All these things can be found in the South Coast forests that are still standing. We can watch a circus show at night where yellow-bellied glider acrobats perform dazzling shows as they glide perilously from tree to tree before our eyes, where powerful owls sing lively duets, and where wombats act the clown in the surrounding undergrowth. I have seen a powerful owl and the magnificent sooty owl which is attracted by naturalists by using a sound system of their calls. It really is something that is magnificent and should not be lost. All these things can be found in the South Coast forests between Nowra and Narooma, the forests, heathlands, rivers, beaches, and coastal lakes of the South Coast region contain over 400 species of native mammals, birds, reptiles and amphibians - an amazing one-fifth of the animals of these groups in Australia.
There are also 60 endangered and vulnerable species including the koala, southern brown bandicoot, broad-headed snake, sooty owl, yellow-bellied glider, green and golden bell frog and regent honey eater. Most of the South Coast wonderland forests are unprotected, in fact they are being attacked by intensive industrial logging and woodchipping. The magnificent old-growth forests are threatened with clear felling. The amazing biodiversity and endangered species are threatened with extinction. The vast wilderness areas are threatened with an ever-increasing network of logging highways. The water catchments and coastal lakes are threatened with siltation and pollution.
This is a magnificent area and very soon the Government will make a decision on its fate. It is very simple: the income and jobs created through ecotourism in local communities are crying out for that decision. They want to protect jobs and that vastly outweighs the jobs that will be gained in the timber industry.

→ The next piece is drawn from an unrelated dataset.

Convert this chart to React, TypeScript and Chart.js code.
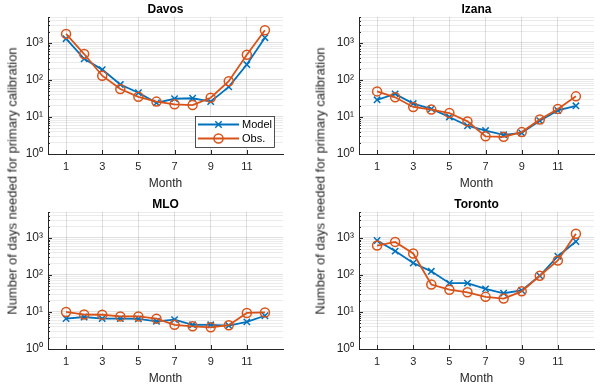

This is old-world stock, old-guard stuff, and it is important that the Government recognises that on the coastline from Nowra to Narooma through Batemans Bay and Ulladulla is prime country at the confluence of the catchment of Canberra, Sydney, Melbourne and Wollongong. The huge populations in the area could use this wonderful forest resource and make an incredible amount of money with wealth and prosperity for the local people. I ask the Government to save these forests.